“‘Early childhood education’ has become a sort of catchphrase for politicians and children’s advocates like me,” she wrote. "As an artist ambassador for Save the Children, I’ve had the privilege of seeing Save’s programs firsthand and meeting with the parents and children that they support. I’ve sat in young mothers’ homes. I’ve seen how much these mothers love their children, how their dreams and aspirations for their children are no different than yours and mine are for our own kids. But the truth is, it’s sort of tricky to figure out what exactly “early childhood education” means, what it entails, and how exactly it is relevant to your possibilities as an adult.
“More than 60 percent of poor families don’t have books in their homes. It isn’t that kids should be reading by kindergarten, but they should know what a book is — how to hold it, turn the pages, and how to sit still in anticipation of hearing a story.

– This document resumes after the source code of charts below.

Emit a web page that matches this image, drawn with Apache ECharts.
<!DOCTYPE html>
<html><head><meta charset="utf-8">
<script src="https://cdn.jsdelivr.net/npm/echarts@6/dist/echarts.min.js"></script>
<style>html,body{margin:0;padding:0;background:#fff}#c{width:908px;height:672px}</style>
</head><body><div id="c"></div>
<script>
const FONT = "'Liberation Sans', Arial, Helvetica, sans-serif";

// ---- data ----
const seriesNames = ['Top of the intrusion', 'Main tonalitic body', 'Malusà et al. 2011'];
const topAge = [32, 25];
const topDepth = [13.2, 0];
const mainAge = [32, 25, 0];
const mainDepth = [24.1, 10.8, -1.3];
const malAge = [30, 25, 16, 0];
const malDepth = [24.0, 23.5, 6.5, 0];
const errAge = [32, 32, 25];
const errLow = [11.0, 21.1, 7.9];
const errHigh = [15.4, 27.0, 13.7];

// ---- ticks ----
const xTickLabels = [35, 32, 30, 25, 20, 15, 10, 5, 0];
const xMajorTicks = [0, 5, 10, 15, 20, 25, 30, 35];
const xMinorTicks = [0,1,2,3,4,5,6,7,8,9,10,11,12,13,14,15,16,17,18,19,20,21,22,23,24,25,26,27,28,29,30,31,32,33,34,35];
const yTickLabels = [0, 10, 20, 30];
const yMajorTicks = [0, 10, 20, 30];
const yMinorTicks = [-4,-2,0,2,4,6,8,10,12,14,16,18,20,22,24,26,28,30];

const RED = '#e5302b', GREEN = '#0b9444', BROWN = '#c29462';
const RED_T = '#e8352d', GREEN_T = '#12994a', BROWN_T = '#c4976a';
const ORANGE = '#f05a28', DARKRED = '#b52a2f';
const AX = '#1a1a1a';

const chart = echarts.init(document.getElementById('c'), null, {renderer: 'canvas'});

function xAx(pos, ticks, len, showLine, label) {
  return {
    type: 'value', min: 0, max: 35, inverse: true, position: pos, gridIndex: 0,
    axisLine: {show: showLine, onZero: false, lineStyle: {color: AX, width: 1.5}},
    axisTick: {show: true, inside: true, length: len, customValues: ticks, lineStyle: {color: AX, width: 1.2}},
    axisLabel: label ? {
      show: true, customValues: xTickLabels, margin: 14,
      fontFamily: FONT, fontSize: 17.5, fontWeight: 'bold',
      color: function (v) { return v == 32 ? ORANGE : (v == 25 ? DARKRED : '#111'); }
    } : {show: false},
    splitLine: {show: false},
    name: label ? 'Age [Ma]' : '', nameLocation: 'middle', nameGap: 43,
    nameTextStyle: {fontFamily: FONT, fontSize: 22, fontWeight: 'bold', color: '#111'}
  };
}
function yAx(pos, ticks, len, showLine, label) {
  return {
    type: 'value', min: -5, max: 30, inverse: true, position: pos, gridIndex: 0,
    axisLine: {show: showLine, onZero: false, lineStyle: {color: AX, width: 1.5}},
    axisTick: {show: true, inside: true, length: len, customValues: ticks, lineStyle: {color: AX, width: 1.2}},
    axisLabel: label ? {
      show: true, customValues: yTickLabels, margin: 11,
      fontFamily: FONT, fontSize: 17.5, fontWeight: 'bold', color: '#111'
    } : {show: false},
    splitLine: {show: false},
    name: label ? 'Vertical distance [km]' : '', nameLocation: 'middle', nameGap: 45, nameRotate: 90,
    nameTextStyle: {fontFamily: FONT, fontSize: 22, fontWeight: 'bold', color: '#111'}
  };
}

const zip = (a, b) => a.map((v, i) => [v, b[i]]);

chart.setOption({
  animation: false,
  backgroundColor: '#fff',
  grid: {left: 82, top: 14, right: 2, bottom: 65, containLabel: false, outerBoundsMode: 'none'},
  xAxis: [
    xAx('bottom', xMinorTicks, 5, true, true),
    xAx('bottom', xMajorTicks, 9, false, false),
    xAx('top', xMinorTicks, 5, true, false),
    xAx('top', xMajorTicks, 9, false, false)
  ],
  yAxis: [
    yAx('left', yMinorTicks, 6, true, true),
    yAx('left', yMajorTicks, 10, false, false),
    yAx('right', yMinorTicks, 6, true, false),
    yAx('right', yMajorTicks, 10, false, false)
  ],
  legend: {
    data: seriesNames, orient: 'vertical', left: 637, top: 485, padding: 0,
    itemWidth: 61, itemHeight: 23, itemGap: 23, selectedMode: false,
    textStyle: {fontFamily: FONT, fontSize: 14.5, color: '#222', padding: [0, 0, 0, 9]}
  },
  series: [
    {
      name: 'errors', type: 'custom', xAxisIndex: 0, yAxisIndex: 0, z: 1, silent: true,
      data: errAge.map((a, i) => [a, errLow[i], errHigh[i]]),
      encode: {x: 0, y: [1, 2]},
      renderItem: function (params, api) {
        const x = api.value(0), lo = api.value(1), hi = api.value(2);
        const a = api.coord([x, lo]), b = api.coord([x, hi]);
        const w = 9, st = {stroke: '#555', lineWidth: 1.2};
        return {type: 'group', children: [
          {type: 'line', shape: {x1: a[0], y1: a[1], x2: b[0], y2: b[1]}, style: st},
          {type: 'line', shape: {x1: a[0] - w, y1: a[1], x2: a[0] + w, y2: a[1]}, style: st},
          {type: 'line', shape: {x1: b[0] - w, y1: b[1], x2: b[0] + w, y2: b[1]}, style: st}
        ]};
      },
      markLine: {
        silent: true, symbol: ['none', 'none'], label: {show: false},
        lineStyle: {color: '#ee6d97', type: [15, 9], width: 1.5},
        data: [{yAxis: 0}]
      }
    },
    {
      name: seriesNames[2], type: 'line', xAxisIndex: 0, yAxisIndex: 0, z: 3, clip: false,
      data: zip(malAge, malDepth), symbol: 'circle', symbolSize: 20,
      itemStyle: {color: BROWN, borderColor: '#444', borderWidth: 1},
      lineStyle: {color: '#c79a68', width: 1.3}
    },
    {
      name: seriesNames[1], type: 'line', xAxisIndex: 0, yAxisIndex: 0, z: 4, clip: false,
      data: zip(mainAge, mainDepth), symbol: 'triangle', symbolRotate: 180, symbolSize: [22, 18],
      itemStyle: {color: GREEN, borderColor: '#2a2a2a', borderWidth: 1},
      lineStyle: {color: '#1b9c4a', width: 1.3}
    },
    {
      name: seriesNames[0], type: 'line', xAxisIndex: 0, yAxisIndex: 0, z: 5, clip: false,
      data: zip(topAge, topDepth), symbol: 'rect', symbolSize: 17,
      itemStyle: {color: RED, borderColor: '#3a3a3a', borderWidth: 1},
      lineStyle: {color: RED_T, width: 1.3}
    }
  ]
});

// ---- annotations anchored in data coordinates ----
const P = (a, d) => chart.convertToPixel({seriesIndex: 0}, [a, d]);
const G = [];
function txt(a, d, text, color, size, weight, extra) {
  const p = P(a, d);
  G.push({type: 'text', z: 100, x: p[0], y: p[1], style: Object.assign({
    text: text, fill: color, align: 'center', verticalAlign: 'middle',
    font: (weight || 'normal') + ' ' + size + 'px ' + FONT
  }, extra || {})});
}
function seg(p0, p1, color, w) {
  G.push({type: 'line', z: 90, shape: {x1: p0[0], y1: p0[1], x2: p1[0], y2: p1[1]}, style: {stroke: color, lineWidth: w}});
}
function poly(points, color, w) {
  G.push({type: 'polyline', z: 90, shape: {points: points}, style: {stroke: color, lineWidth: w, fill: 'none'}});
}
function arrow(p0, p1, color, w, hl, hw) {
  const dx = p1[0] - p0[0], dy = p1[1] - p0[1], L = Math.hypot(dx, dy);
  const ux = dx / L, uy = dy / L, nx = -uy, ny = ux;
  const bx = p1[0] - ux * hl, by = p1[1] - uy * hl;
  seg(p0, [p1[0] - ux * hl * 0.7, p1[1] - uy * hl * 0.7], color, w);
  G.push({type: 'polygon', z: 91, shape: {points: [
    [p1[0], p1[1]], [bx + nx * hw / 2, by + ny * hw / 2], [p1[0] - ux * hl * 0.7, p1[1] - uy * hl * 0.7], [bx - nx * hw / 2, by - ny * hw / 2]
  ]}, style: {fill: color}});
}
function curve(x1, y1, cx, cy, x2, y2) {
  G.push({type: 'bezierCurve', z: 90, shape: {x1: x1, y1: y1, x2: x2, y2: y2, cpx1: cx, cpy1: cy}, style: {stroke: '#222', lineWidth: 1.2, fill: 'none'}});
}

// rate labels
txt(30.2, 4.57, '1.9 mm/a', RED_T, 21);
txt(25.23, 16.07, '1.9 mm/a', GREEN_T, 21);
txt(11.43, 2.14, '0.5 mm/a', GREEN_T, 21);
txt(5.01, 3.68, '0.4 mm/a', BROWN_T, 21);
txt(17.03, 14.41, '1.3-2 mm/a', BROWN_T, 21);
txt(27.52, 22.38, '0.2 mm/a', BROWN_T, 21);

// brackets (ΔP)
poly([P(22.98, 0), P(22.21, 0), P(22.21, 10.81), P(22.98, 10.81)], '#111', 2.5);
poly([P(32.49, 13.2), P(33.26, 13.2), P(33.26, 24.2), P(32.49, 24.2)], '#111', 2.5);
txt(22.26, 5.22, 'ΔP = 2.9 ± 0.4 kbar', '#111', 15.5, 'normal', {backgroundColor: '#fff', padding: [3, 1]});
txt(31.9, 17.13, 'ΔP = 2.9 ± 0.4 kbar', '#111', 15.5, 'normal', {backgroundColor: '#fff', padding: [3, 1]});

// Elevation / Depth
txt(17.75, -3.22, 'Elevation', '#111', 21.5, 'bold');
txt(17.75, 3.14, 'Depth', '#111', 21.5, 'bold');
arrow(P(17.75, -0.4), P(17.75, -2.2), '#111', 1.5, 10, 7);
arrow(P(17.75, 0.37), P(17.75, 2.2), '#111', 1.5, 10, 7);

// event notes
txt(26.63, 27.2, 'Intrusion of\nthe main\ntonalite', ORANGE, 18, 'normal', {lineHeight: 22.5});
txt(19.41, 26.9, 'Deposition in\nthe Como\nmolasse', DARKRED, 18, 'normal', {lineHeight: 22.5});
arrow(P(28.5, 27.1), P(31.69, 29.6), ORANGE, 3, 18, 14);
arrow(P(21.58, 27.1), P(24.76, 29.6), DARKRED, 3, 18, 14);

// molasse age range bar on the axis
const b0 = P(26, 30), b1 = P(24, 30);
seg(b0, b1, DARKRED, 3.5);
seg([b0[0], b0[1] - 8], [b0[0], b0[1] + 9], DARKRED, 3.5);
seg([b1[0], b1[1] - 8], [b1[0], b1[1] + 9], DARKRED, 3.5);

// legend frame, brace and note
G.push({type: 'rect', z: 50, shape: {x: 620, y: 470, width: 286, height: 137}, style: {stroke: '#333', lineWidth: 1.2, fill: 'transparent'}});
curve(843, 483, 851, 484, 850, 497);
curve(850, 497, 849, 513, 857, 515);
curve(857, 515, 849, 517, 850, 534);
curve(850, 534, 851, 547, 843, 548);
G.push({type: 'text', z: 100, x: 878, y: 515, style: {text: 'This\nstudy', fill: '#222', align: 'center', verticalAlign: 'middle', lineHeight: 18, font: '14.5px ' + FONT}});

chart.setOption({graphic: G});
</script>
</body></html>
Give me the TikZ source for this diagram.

“And that’s why Save the Children’s Early Steps to School Success programs are so effective. Through home visits, book exchanges, parenting groups and more, Early Steps helps babies and toddlers with language, social and emotional development. Just as important, the program helps their parents, giving them the knowledge and skills to support their children’s growth. And the program works: Kids in Early Steps don’t have to play catch up once they start school — they are in line with the national average from the beginning. More important, the parents we work with feel recognized, encouraged and part of a community of people who care about the future of their children.”